Kebaruan dari karya ini terletak pada aplikasinya yang spesifik. Sementara sebagian besar literatur tentang wisata kemiskinan berfokus pada lokus yang sudah mapan (seperti township di Afrika Selatan atau favela di Brazil), studi ini mengalihkan lensa ke Irak—sebuah konteks yang secara signifikan kurang terwakili dalam diskursus ini. Studi ini memberikan data empiris awal yang berharga mengenai persepsi lokal di wilayah tersebut.

Temuan Utama dengan Kontekstualisasi

Analisis data survei menghasilkan serangkaian temuan yang melukiskan gambaran yang kompleks mengenai potensi wisata kawasan kumuh di Irak.

  1. Kesadaran Rendah, Namun Persepsi Penting: Temuan utama mengonfirmasi hipotesis awal: "kesadaran akan pariwisata kawasan kumuh di Irak tidak tinggi," dengan "persentase besar anggota komunitas tidak terbiasa dengan konsep tersebut." Namun, secara paradoksal, penelitian ini juga menemukan bahwa "terdapat persentase besar dari komunitas lokal yang percaya pada pentingnya" (mengembangkan) kawasan tersebut.   

  2. Identifikasi Tantangan: Tantangan utama yang menghambat pengembangan wisata kawasan kumuh di Irak, menurut 11,3% partisipan, adalah "kurangnya (sistem) yang terintegrasi." Hal ini menunjukkan bahwa upaya-upaya yang bersifat sporadis atau tidak terkoordinasi dipandang sebagai penghalang signifikan.   

  3. Preferensi Aktivitas: Studi ini berhasil mengidentifikasi preferensi spesifik di antara responden. Ditemukan bahwa 23,3% partisipan tertarik untuk mempraktikkan aktivitas tertentu saat berkunjung, yang sejalan dengan motivasi teoretis pariwisata ini, seperti "menemukan pengalaman baru, menjelajahi tempat yang tidak dikenal," dan "pemahaman budaya."   

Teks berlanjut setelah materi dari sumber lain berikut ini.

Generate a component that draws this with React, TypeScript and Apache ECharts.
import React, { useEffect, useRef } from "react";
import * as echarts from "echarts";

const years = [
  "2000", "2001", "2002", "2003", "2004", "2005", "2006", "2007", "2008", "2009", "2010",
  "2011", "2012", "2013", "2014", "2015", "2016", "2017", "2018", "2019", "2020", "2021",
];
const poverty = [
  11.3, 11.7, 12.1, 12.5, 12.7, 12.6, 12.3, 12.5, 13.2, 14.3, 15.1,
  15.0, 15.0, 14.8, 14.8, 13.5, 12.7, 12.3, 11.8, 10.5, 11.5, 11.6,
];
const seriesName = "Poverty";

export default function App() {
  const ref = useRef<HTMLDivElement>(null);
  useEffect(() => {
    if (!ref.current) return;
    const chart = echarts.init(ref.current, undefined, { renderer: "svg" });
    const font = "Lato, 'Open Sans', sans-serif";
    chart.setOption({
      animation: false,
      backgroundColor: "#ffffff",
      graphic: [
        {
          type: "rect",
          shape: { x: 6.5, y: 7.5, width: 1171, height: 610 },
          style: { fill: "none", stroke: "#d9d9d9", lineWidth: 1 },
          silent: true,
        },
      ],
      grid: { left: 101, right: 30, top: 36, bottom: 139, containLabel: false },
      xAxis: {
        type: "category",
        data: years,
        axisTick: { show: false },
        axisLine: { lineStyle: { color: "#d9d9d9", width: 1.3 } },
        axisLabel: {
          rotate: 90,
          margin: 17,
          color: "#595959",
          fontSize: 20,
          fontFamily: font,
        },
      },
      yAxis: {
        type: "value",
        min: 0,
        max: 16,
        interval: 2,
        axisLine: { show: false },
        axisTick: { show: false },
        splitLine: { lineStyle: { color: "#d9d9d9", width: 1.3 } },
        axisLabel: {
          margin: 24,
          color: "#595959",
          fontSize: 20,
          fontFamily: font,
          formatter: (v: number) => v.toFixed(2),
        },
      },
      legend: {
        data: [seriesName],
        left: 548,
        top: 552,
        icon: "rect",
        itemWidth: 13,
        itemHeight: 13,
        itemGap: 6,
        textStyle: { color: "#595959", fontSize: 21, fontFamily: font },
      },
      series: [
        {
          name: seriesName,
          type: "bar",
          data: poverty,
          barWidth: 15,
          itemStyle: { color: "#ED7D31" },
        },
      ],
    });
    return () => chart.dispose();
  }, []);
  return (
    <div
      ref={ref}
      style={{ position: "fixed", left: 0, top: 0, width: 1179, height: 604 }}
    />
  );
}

  4. Peluang Postmodern: Secara konseptual, penelitian ini menegaskan bahwa pergeseran di era postmodern dari pariwisata warisan budaya tradisional merupakan sebuah peluang. Dengan "mengganti ide warisan budaya," destinasi baru yang tidak konvensional seperti kawasan kumuh dapat dieksplorasi, membuka jalan bagi model pembangunan alternatif.   

Keterbatasan dan Refleksi Kritis

Meskipun menyajikan data yang penting, keterbatasan utama dari studi ini adalah fokusnya pada persepsi dan preferensi. Studi ini mengukur apa yang diyakini atau diinginkan oleh komunitas, tetapi tidak dapat mengukur dampak ekonomi atau sosial yang aktual dari implementasi pariwisata semacam itu.

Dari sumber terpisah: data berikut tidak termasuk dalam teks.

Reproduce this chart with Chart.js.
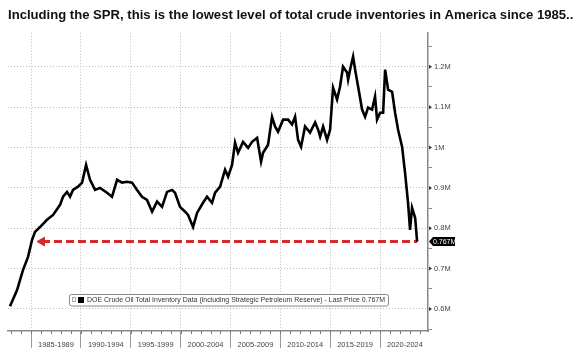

Secara kritis, studi ini menyoroti ketegangan etis dari "wisata kemiskinan" dengan merujuk pada piramida Maslow. Kegagalan untuk memenuhi kebutuhan dasar para penghuni sambil secara bersamaan "menjual" pengalaman kemiskinan mereka tetap menjadi inti permasalahan yang harus ditangani oleh setiap strategi pembangunan di masa depan.   

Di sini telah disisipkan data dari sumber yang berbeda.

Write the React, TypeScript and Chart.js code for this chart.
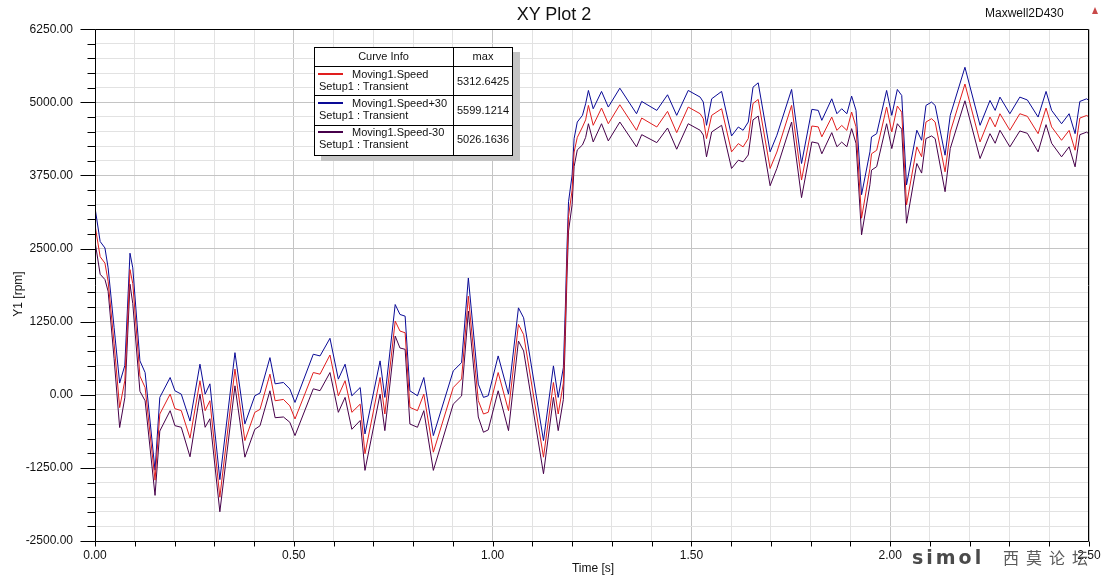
import React, { useEffect, useRef } from 'react';
import { Chart, registerables } from 'chart.js';

Chart.register(...registerables);

// ---- data (time in s, speed in rpm) ----
const timeS = [
  0.000, 0.013, 0.025, 0.033, 0.048, 0.062, 0.075, 0.088, 0.095, 0.113,
  0.126, 0.151, 0.163, 0.189, 0.201, 0.217, 0.239, 0.264, 0.277, 0.289,
  0.314, 0.352, 0.377, 0.402, 0.415, 0.440, 0.453, 0.474, 0.490, 0.503,
  0.549, 0.566, 0.591, 0.612, 0.629, 0.646, 0.667, 0.679, 0.717, 0.729,
  0.755, 0.767, 0.780, 0.792, 0.811, 0.827, 0.851, 0.901, 0.922, 0.939,
  0.964, 0.977, 0.989, 1.014, 1.040, 1.065, 1.078, 1.128, 1.153, 1.165,
  1.178, 1.183, 1.187, 1.191, 1.200, 1.205, 1.213, 1.226, 1.234, 1.241,
  1.253, 1.274, 1.291, 1.320, 1.362, 1.375, 1.413, 1.440, 1.463, 1.492,
  1.522, 1.530, 1.538, 1.551, 1.576, 1.601, 1.618, 1.630, 1.643, 1.655,
  1.668, 1.698, 1.715, 1.752, 1.777, 1.803, 1.819, 1.828, 1.853, 1.866,
  1.878, 1.891, 1.903, 1.914, 1.928, 1.949, 1.953, 1.966, 1.991, 2.004,
  2.018, 2.029, 2.041, 2.067, 2.079, 2.090, 2.104, 2.113, 2.138, 2.151,
  2.188, 2.226, 2.251, 2.264, 2.276, 2.301, 2.326, 2.345, 2.372, 2.392,
  2.406, 2.431, 2.450, 2.465, 2.477, 2.494, 2.500,
];

const speed = [
  2900, 2360, 2250, 1940, 880, -220, 240, 2140, 1900, 320,
  124, -1460, -330, 12, -238, -270, -740, 238, -272, -102,
  -1750, 440, -783, -300, -250, 352, -102, -80, -190, -414,
  380, 352, 680, -17, 240, -300, -160, -1008, 295, -329,
  1259, 1090, 1060, -216, -272, 11, -982, 124, 270, 1685,
  -100, -329, -300, 380, -272, 1203, 1030, -1067, 210, -329,
  200, 1250, 2250, 3050, 3500, 4150, 4400, 4578, 4700, 4947,
  4607, 4902, 4634, 4958, 4522, 4731, 4578, 4845, 4482, 4919,
  4805, 4720, 4379, 4777, 4890, 4153, 4294, 4238, 4380, 4980,
  5049, 3869, 4150, 4947, 3671, 4595, 4580, 4410, 4748, 4520,
  4605, 4520, 4834, 4580, 3018, 3869, 4120, 4180, 4919, 4493,
  4936, 4830, 3245, 4238, 4070, 4663, 4720, 4663, 3812, 4493,
  5313, 4323, 4748, 4580, 4805, 4522, 4805, 4760, 4464, 4902,
  4580, 4351, 4520, 4181, 4731, 4775, 4750,
];

const speedPlus30 = [
  3200, 2620, 2510, 2170, 1150, 200, 500, 2420, 2170, 580,
  380, -1290, -45, 295, 68, 11, -450, 523, 11, 187,
  -1450, 720, -498, -17, 30, 635, 187, 210, 100, -131,
  693, 664, 965, 267, 522, -17, 124, -670, 579, -45,
  1543, 1373, 1344, 68, -17, 295, -698, 408, 550, 1997,
  182, -45, -17, 664, 11, 1486, 1316, -783, 494, -45,
  466, 1500, 2500, 3300, 3756, 4379, 4663, 4777, 4975, 5203,
  4890, 5186, 4919, 5242, 4805, 5015, 4862, 5129, 4777, 5203,
  5089, 5004, 4607, 5060, 5186, 4425, 4578, 4522, 4663, 5259,
  5333, 4153, 4437, 5220, 3954, 4880, 4862, 4692, 5060, 4805,
  4890, 4805, 5106, 4862, 3420, 4153, 4408, 4464, 5203, 4777,
  5220, 5117, 3586, 4522, 4351, 4947, 5004, 4947, 4096, 4777,
  5599, 4607, 5032, 4862, 5089, 4805, 5089, 5040, 4748, 5186,
  4862, 4634, 4805, 4464, 5015, 5060, 5030,
];

const speedMinus30 = [
  2620, 2060, 1970, 1770, 620, -560, -50, 1890, 1560, 60,
  -102, -1720, -620, -272, -528, -556, -1060, 11, -556, -410,
  -2000, 153, -1067, -590, -530, 68, -392, -380, -470, -698,
  102, 70, 380, -300, -45, -590, -440, -1293, 11, -613,
  1004, 800, 777, -500, -556, -272, -1293, -160, -20, 1430,
  -380, -641, -600, 68, -613, 919, 750, -1350, -45, -613,
  -80, 1000, 2000, 2800, 3250, 3900, 4186, 4271, 4400, 4634,
  4323, 4634, 4340, 4663, 4238, 4447, 4311, 4561, 4198, 4634,
  4522, 4440, 4068, 4493, 4607, 3869, 4011, 3983, 4100, 4700,
  4766, 3574, 3870, 4663, 3370, 4323, 4300, 4120, 4482, 4240,
  4320, 4240, 4550, 4300, 2735, 3591, 3840, 3900, 4634, 4209,
  4634, 4540, 2933, 3954, 3790, 4380, 4425, 4380, 3472, 4209,
  5026, 4039, 4464, 4300, 4522, 4238, 4510, 4470, 4153, 4618,
  4300, 4068, 4240, 3897, 4447, 4490, 4460,
];

const seriesNames = ['Moving1.Speed', 'Moving1.Speed+30', 'Moving1.Speed-30'];
const seriesSetup = 'Setup1 : Transient';
const seriesMax = ['5312.6425', '5599.1214', '5026.1636'];
const seriesColors = ['#e01e1e', '#0a0a96', '#46004a'];

const xMin = 0, xMax = 2.5, xStep = 0.1, xLabelEvery = 0.5;
const yMin = -2500, yMax = 6250, yStep = 250, yLabelEvery = 1250;

const FONT = '"Liberation Sans", Arial, sans-serif';

const isMultiple = (v: number, m: number) => Math.abs(v / m - Math.round(v / m)) < 1e-6;

const framePlugin = {
  id: 'frameTicks',
  afterDraw(chart: any) {
    const { ctx, chartArea: a, scales } = chart;
    const L = Math.round(a.left) + 0.5;
    const R = Math.round(a.right) - 0.5;
    const T = Math.round(a.top) + 0.5;
    const B = Math.round(a.bottom) + 0.5;
    ctx.save();
    ctx.strokeStyle = '#000';
    ctx.lineWidth = 1;
    ctx.beginPath();
    ctx.rect(L, T, R - L, B - T);
    for (const t of scales.y.ticks) {
      const py = Math.round(scales.y.getPixelForValue(t.value)) + 0.5;
      const len = isMultiple(t.value, yLabelEvery) ? 15 : 8;
      ctx.moveTo(L - len, py);
      ctx.lineTo(L, py);
    }
    for (const t of scales.x.ticks) {
      const px = Math.round(scales.x.getPixelForValue(t.value)) + 0.5;
      ctx.moveTo(px, B);
      ctx.lineTo(px, B + 5);
    }
    ctx.stroke();
    ctx.restore();
  },
};

export default function App() {
  const canvasRef = useRef<HTMLCanvasElement | null>(null);

  useEffect(() => {
    if (!canvasRef.current) return;
    const mk = (vals: number[]) => timeS.map((t, i) => ({ x: t, y: vals[i] }));
    const chart = new Chart(canvasRef.current, {
      type: 'line',
      data: {
        datasets: [
          { label: seriesNames[0], data: mk(speed), borderColor: seriesColors[0], order: 0 },
          { label: seriesNames[1], data: mk(speedPlus30), borderColor: seriesColors[1], order: 1 },
          { label: seriesNames[2], data: mk(speedMinus30), borderColor: seriesColors[2], order: 2 },
        ].map((d) => ({ ...d, borderWidth: 1, pointRadius: 0, tension: 0, fill: false })),
      },
      options: {
        animation: false,
        responsive: false,
        devicePixelRatio: 1,
        layout: { padding: { top: 27, right: 23, left: 0, bottom: 0 } },
        plugins: { legend: { display: false }, title: { display: false }, tooltip: { enabled: false } },
        scales: {
          x: {
            type: 'linear',
            min: xMin,
            max: xMax,
            afterFit: (s: any) => { s.height = 37; },
            grid: {
              drawTicks: false,
              color: (c: any) => (c.tick && isMultiple(c.tick.value, xLabelEvery) ? '#c4c4c4' : '#e2e2e2'),
            },
            border: { display: false },
            ticks: {
              stepSize: xStep,
              autoSkip: false,
              maxRotation: 0,
              padding: 7,
              color: '#111',
              font: { family: FONT, size: 12 },
              callback: (v: any) => (isMultiple(Number(v), xLabelEvery) ? Number(v).toFixed(2) : ''),
            },
          },
          y: {
            type: 'linear',
            min: yMin,
            max: yMax,
            afterFit: (s: any) => { s.width = 95; },
            grid: {
              drawTicks: false,
              color: (c: any) => (c.tick && isMultiple(c.tick.value, yLabelEvery) ? '#c4c4c4' : '#e2e2e2'),
            },
            border: { display: false },
            ticks: {
              stepSize: yStep,
              autoSkip: false,
              padding: 22,
              color: '#111',
              font: { family: FONT, size: 12 },
              callback: (v: any) => (isMultiple(Number(v), yLabelEvery) ? Number(v).toFixed(2) : ''),
            },
          },
        },
      },
      plugins: [framePlugin],
    } as any);
    return () => chart.destroy();
  }, []);

  const txt: React.CSSProperties = { position: 'absolute', fontFamily: FONT, color: '#111', whiteSpace: 'nowrap' };
  const rowTops = [67, 96, 125];

  return (
    <div style={{ position: 'absolute', left: 0, top: 0, width: 1112, height: 578, background: '#fff', overflow: 'hidden' }}>
      <canvas ref={canvasRef} width={1112} height={578} style={{ position: 'absolute', left: 0, top: 0, width: 1112, height: 578 }} />

      <div style={{ ...txt, left: 454, top: 4, width: 200, textAlign: 'center', fontSize: 18, lineHeight: '20px' }}>XY Plot 2</div>
      <div style={{ ...txt, left: 985, top: 6, fontSize: 12, lineHeight: '14px' }}>Maxwell2D430</div>
      <div style={{ position: 'absolute', left: 1092, top: 7, width: 0, height: 0, borderLeft: '3.5px solid transparent', borderRight: '3.5px solid transparent', borderBottom: '7px solid #c84848' }} />

      <div style={{ ...txt, left: 18 - 40, top: 294 - 7, width: 80, textAlign: 'center', fontSize: 12, lineHeight: '14px', transform: 'rotate(-90deg)' }}>Y1 [rpm]</div>
      <div style={{ ...txt, left: 543, top: 561, width: 100, textAlign: 'center', fontSize: 12, lineHeight: '14px' }}>Time [s]</div>

      {/* legend table */}
      <div style={{ position: 'absolute', left: 314, top: 47, width: 199, height: 109, boxSizing: 'border-box', border: '1px solid #000', background: '#fff', boxShadow: '7px 5px 0 #c4c4c4' }} />
      <div style={{ position: 'absolute', left: 453, top: 47, width: 1, height: 108, background: '#000' }} />
      <div style={{ position: 'absolute', left: 314, top: 66, width: 198, height: 1, background: '#000' }} />
      <div style={{ position: 'absolute', left: 314, top: 95, width: 198, height: 1, background: '#000' }} />
      <div style={{ position: 'absolute', left: 314, top: 125, width: 198, height: 1, background: '#000' }} />
      <div style={{ ...txt, left: 314, top: 50, width: 139, textAlign: 'center', fontSize: 11, lineHeight: '13px' }}>Curve Info</div>
      <div style={{ ...txt, left: 453, top: 50, width: 60, textAlign: 'center', fontSize: 11, lineHeight: '13px' }}>max</div>
      {rowTops.map((rt, i) => (
        <React.Fragment key={i}>
          <div style={{ position: 'absolute', left: 318, top: rt + 6, width: 25, height: 2, background: seriesColors[i] }} />
          <div style={{ ...txt, left: 352, top: rt + 1, fontSize: 11, lineHeight: '13px' }}>{seriesNames[i]}</div>
          <div style={{ ...txt, left: 319, top: rt + 13, fontSize: 11, lineHeight: '13px' }}>{seriesSetup}</div>
          <div style={{ ...txt, left: 457, top: rt + 8, fontSize: 11, lineHeight: '13px' }}>{seriesMax[i]}</div>
        </React.Fragment>
      ))}

      {/* watermark */}
      <div style={{ ...txt, left: 912, top: 546, fontFamily: '"DejaVu Sans", sans-serif', fontWeight: 'bold', fontSize: 19, lineHeight: '22px', letterSpacing: 3, color: '#4a4a4a' }}>simol</div>
      <div style={{ ...txt, left: 1003, top: 548, fontFamily: '"Noto Sans CJK SC", sans-serif', fontSize: 16, lineHeight: '19px', letterSpacing: 7, color: '#5a5a5a' }}>西莫论坛</div>
    </div>
  );
}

Implikasi Ilmiah di Masa Depan

Secara praktis, implikasi dari penelitian ini sangat jelas dan dapat ditindaklanjuti. Temuan ini berfungsi sebagai dasar untuk rekomendasi kebijakan yang konkret. Rekomendasi utama yang disarankan oleh penelitian ini adalah "Mengembangkan infrastruktur, meningkatkan akses ke kawasan kumuh, menghubungkan mereka dengan atraksi wisata di kota, dan mengintegrasikan mereka ke dalam tatanan perkotaan."

Untuk penelitian di masa depan, karya ini membuka jalan bagi studi intervensi. Setelah mengidentifikasi persepsi positif (meskipun kesadaran rendah) dan tantangan (kurangnya sistem terintegrasi), langkah logis berikutnya adalah merancang, mengimplementasikan, dan mengevaluasi proyek percontohan (pilot project) wisata kawasan kumuh berskala kecil di Irak. Studi semacam itu akan sangat penting untuk mengukur dampak empiris aktual—baik positif maupun negatif—terhadap pendapatan, pemberdayaan, dan kualitas hidup penghuni kawasan kumuh.

Sumber

AL-TAEE, O., & JALEEL, A. (2024). THE ROLE OF SLUM TOURISM IN SUSTAINABLE URBAN DEVELOPMENT OF SLUM AREAS IN IRAQ. Civil and Environmental Engineering, 20(2), 933-947.